— To be done —
Reproduce the material below line by line, beginning with its first line and ending with the line that contains "const gaugingY = [138,166,225,205,184,166,106];"; leave out pictures.

— Data block —
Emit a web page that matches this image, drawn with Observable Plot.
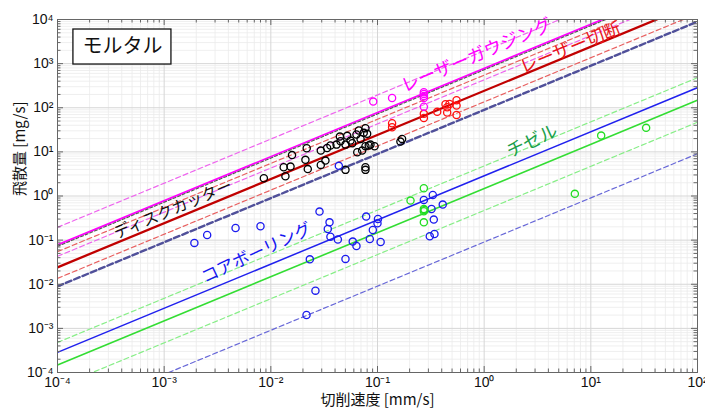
<!DOCTYPE html>
<html><head><meta charset="utf-8">
<script src="https://cdn.jsdelivr.net/npm/d3@7"></script>
<script src="https://cdn.jsdelivr.net/npm/@observablehq/plot@0.6"></script>
<style>
body{margin:0;background:#fff;}
#chart svg{font-family:"Liberation Sans","Noto Sans CJK JP",sans-serif;}
</style>
</head><body><div id="chart"></div>
<script>
// ---- axes ----
const xTicks = [1e-4, 1e-3, 1e-2, 1e-1, 1e0, 1e1, 1e2];
const xTickLabels = ["10⁻⁴", "10⁻³", "10⁻²", "10⁻¹", "10⁰", "10¹", "10²"];
const yTicks = [1e-4, 1e-3, 1e-2, 1e-1, 1e0, 1e1, 1e2, 1e3, 1e4];
const yTickLabels = ["10⁻⁴", "10⁻³", "10⁻²", "10⁻¹", "10⁰", "10¹", "10²", "10³", "10⁴"];
const xLabel = "切削速度 [mm/s]";
const yLabel = "飛散量 [mg/s]";
const panelTitle = "モルタル";

// ---- data (cutting speed [mm/s], scatter amount [mg/s]) ----
const diskX = [0.0086,0.0137,0.0132,0.0153,0.0158,0.0211,0.0222,0.0217,0.0294,0.0325,0.0294,0.0337,0.0362,0.0413,0.0444,0.0450,0.0501,0.0520,0.0559,0.0580,0.0501,0.0646,0.0635,0.0694,0.0771,0.0800,0.0718,0.0771,0.0828,0.0938,0.0771,0.0771,0.0668,0.0743,0.0859,0.170,0.164];
const diskY = [2.52,2.80,4.48,4.64,8.45,6.59,4.07,12.1,5.07,6.35,10.7,12.2,13.9,14.6,22.2,17.4,14.6,23.1,18.0,15.7,3.91,9.80,24.7,19.7,34.3,25.6,10.7,13.4,13.9,13.4,4.48,3.91,30.4,27.0,14.6,19.7,17.1];

const cuttingX = [0.137,0.137,0.272,0.272,0.363,0.450,0.450,0.434,0.473,0.551,0.551,0.551];
const cuttingY = [44.6,36.1,72.8,58.4,80.7,103,77.8,120,122,148,112,68.3];

const gaugingX = [0.0912,0.137,0.272,0.272,0.272,0.272,0.272];
const gaugingY = [138,166,225,205,184,166,106];

const coreX = [0.00192,0.00253,0.00467,0.0080,0.0286,0.0355,0.0342,0.0362,0.0425,0.0232,0.0262,0.0216,0.0501,0.0586,0.0635,0.0783,0.0904,0.0847,0.101,0.100,0.107,0.272,0.330,0.409,0.321,0.337,0.342,0.309,0.0434];
const coreY = [0.0865,0.131,0.189,0.206,0.443,0.253,0.179,0.120,0.103,0.0367,0.00716,0.00201,0.0375,0.0925,0.0738,0.341,0.170,0.106,0.303,0.240,0.091,0.816,1.06,0.638,0.509,0.292,0.138,0.122,4.82];

const chiselX = [0.272,0.204,0.272,0.272,0.276,0.272,12.5,33.0,7.08];
const chiselY = [1.50,0.787,0.509,0.450,0.48,0.253,23.4,35.0,1.12];

// ---- fit / bound lines: value at x=1e-4 and at x=1e2 ----
const lineNames = ["gaugingUpper","gaugingFit","diskFit","cuttingUpper","gaugingLower","cuttingFit","cuttingLower","coreUpper","chiselUpper","coreFit","chiselFit","chiselLower","coreLower"];
const lineYStart = [0.195,0.0778,0.0723,0.0548,0.043,0.0242,0.0136,0.00895,4.8e-4,2.86e-4,1.48e-4,4.7e-5,9.06e-6];
const lineYEnd = [1.95e5,7.78e4,7.23e4,5.48e4,4.3e4,2.42e4,1.36e4,8950,480,286,148,47,9.06];
const lineXStart = 1e-4, lineXEnd = 1e2;

// ---- in-plot labels ----
const labelText = ["レーザーガウジング","レーザー切断","ディスクカッター","コアボーリング","チゼル"];
const labelX = [0.85, 6.44, 1.21e-3, 7.35e-3, 2.82];
const labelY = [1527, 2260, 0.492, 0.0507, 17.3];

// panel title box (data coords)
const boxX = [1.41e-4, 1.17e-3];
const boxY = [954, 5929];

// ---- styles ----
const lineStyle = {
  gaugingUpper: {stroke:"#ee66ee", strokeWidth:1.2, strokeDasharray:"5,3"},
  gaugingFit:   {stroke:"#ff00ff", strokeWidth:1.8},
  diskFit:      {stroke:"#555555", strokeWidth:1.1, strokeDasharray:"3,2"},
  cuttingUpper: {stroke:"#e86060", strokeWidth:1.2, strokeDasharray:"5,3"},
  gaugingLower: {stroke:"#ee66ee", strokeWidth:1.2, strokeDasharray:"5,3"},
  cuttingFit:   {stroke:"#c00000", strokeWidth:2.3},
  cuttingLower: {stroke:"#e86060", strokeWidth:1.2, strokeDasharray:"5,3"},
  coreUpper:    {stroke:"#50509a", strokeWidth:2.4, strokeDasharray:"6,3"},
  chiselUpper:  {stroke:"#88ee88", strokeWidth:1.2, strokeDasharray:"5,3"},
  coreFit:      {stroke:"#2020ee", strokeWidth:1.5},
  chiselFit:    {stroke:"#33dd33", strokeWidth:1.6},
  chiselLower:  {stroke:"#88ee88", strokeWidth:1.2, strokeDasharray:"5,3"},
  coreLower:    {stroke:"#6868d8", strokeWidth:1.2, strokeDasharray:"5,3"}
};
const labelColor = ["#ff00ff","#e8141b","#111111","#1515f0","#1aa04a"];
const labelSize = [18, 18, 16, 17, 18];
const labelRotate = [-23, -22, -23, -25, -25];

const W = 705, H = 410, mL = 57, mR = 8, mT = 19, mB = 38;
const innerH = H - mT - mB, innerW = W - mL - mR;

const minor = (lo, hi) => {
  const out = [];
  for (let e = lo; e < hi; e++) for (let m = 2; m <= 9; m++) out.push(m * Math.pow(10, e));
  return out;
};
const xMinor = minor(-4, 2), yMinor = minor(-4, 4);

const pts = (xs, ys) => xs.map((x, i) => ({x, y: ys[i]}));

const marks = [];
// grid
marks.push(Plot.gridX(xMinor, {stroke:"#ebebeb", strokeOpacity:1, strokeWidth:0.8}));
marks.push(Plot.gridY(yMinor, {stroke:"#ebebeb", strokeOpacity:1, strokeWidth:0.8}));
marks.push(Plot.gridX(xTicks, {stroke:"#d6d6d6", strokeOpacity:1, strokeWidth:1}));
marks.push(Plot.gridY(yTicks, {stroke:"#d6d6d6", strokeOpacity:1, strokeWidth:1}));

// lines
lineNames.forEach((n, i) => {
  marks.push(Plot.line([{x: lineXStart, y: lineYStart[i]}, {x: lineXEnd, y: lineYEnd[i]}],
    {x:"x", y:"y", clip:true, ...lineStyle[n]}));
});

// points
const dotOpts = c => ({x:"x", y:"y", r:3.6, stroke:c, strokeWidth:1.3, fill:"none", clip:true});
marks.push(Plot.dot(pts(diskX, diskY), dotOpts("#000000")));
marks.push(Plot.dot(pts(cuttingX, cuttingY), dotOpts("#ff1010")));
marks.push(Plot.dot(pts(gaugingX, gaugingY), dotOpts("#ff00ff")));
marks.push(Plot.dot(pts(coreX, coreY), dotOpts("#1a1aee")));
marks.push(Plot.dot(pts(chiselX, chiselY), dotOpts("#22dd22")));

// in-plot labels
labelText.forEach((t, i) => {
  marks.push(Plot.text([t], {x: () => labelX[i], y: () => labelY[i], text: d => d,
    rotate: labelRotate[i], fill: labelColor[i], fontSize: labelSize[i],
    fontFamily: "Noto Sans CJK JP"}));
});

// title box
marks.push(Plot.rect([0], {x1: () => boxX[0], x2: () => boxX[1], y1: () => boxY[0], y2: () => boxY[1],
  fill:"#fff", stroke:"#111", strokeWidth:1.3}));
marks.push(Plot.text([panelTitle], {x: () => Math.sqrt(boxX[0]*boxX[1]), y: () => Math.sqrt(boxY[0]*boxY[1]),
  text: d => d, fontSize: 20, fill:"#111", fontFamily:"Noto Sans CJK JP"}));

// inward ticks on all four sides
const tk = "#666";
marks.push(Plot.tickX(xTicks, {x: d => d, stroke: tk, insetTop: innerH - 6}));
marks.push(Plot.tickX(xTicks, {x: d => d, stroke: tk, insetBottom: innerH - 6}));
marks.push(Plot.tickX(xMinor, {x: d => d, stroke: tk, insetTop: innerH - 3.5}));
marks.push(Plot.tickX(xMinor, {x: d => d, stroke: tk, insetBottom: innerH - 3.5}));
marks.push(Plot.tickY(yTicks, {y: d => d, stroke: tk, insetRight: innerW - 6}));
marks.push(Plot.tickY(yTicks, {y: d => d, stroke: tk, insetLeft: innerW - 6}));
marks.push(Plot.tickY(yMinor, {y: d => d, stroke: tk, insetRight: innerW - 3.5}));
marks.push(Plot.tickY(yMinor, {y: d => d, stroke: tk, insetLeft: innerW - 3.5}));
marks.push(Plot.frame({stroke:"#666", strokeWidth:1}));

// axes (labels only)
marks.push(Plot.axisX(xTicks, {anchor:"bottom", tickSize:0, tickPadding:5, fontSize:14, fill:"#111",
  tickFormat: d => xTickLabels[xTicks.indexOf(d)], label:null}));
marks.push(Plot.axisY(yTicks, {anchor:"left", tickSize:0, tickPadding:4, fontSize:14, fill:"#111",
  tickFormat: d => yTickLabels[yTicks.indexOf(d)], label:null}));

// axis titles
marks.push(Plot.text([xLabel], {frameAnchor:"bottom", dy:32, text:d=>d, fontSize:15, fill:"#111", fontFamily:"Noto Sans CJK JP"}));
marks.push(Plot.text([yLabel], {frameAnchor:"left", dx:-37, rotate:-90, text:d=>d, fontSize:15, fill:"#111", fontFamily:"Noto Sans CJK JP"}));

const chart = Plot.plot({
  width: W, height: H,
  marginLeft: mL, marginRight: mR, marginTop: mT, marginBottom: mB,
  x: {type:"log", domain:[1e-4, 1e2], axis:null},
  y: {type:"log", domain:[1e-4, 1e4], axis:null},
  style: {background:"#fff", overflow:"visible"},
  marks
});
document.getElementById("chart").appendChild(chart);
</script>
</body></html>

— Output of the task —
Emit a web page that matches this image, drawn with Observable Plot.
<!DOCTYPE html>
<html><head><meta charset="utf-8">
<script src="https://cdn.jsdelivr.net/npm/d3@7"></script>
<script src="https://cdn.jsdelivr.net/npm/@observablehq/plot@0.6"></script>
<style>
body{margin:0;background:#fff;}
#chart svg{font-family:"Liberation Sans","Noto Sans CJK JP",sans-serif;}
</style>
</head><body><div id="chart"></div>
<script>
// ---- axes ----
const xTicks = [1e-4, 1e-3, 1e-2, 1e-1, 1e0, 1e1, 1e2];
const xTickLabels = ["10⁻⁴", "10⁻³", "10⁻²", "10⁻¹", "10⁰", "10¹", "10²"];
const yTicks = [1e-4, 1e-3, 1e-2, 1e-1, 1e0, 1e1, 1e2, 1e3, 1e4];
const yTickLabels = ["10⁻⁴", "10⁻³", "10⁻²", "10⁻¹", "10⁰", "10¹", "10²", "10³", "10⁴"];
const xLabel = "切削速度 [mm/s]";
const yLabel = "飛散量 [mg/s]";
const panelTitle = "モルタル";

// ---- data (cutting speed [mm/s], scatter amount [mg/s]) ----
const diskX = [0.0086,0.0137,0.0132,0.0153,0.0158,0.0211,0.0222,0.0217,0.0294,0.0325,0.0294,0.0337,0.0362,0.0413,0.0444,0.0450,0.0501,0.0520,0.0559,0.0580,0.0501,0.0646,0.0635,0.0694,0.0771,0.0800,0.0718,0.0771,0.0828,0.0938,0.0771,0.0771,0.0668,0.0743,0.0859,0.170,0.164];
const diskY = [2.52,2.80,4.48,4.64,8.45,6.59,4.07,12.1,5.07,6.35,10.7,12.2,13.9,14.6,22.2,17.4,14.6,23.1,18.0,15.7,3.91,9.80,24.7,19.7,34.3,25.6,10.7,13.4,13.9,13.4,4.48,3.91,30.4,27.0,14.6,19.7,17.1];

const cuttingX = [0.137,0.137,0.272,0.272,0.363,0.450,0.450,0.434,0.473,0.551,0.551,0.551];
const cuttingY = [44.6,36.1,72.8,58.4,80.7,103,77.8,120,122,148,112,68.3];

const gaugingX = [0.0912,0.137,0.272,0.272,0.272,0.272,0.272];
const gaugingY = [138,166,225,205,184,166,106];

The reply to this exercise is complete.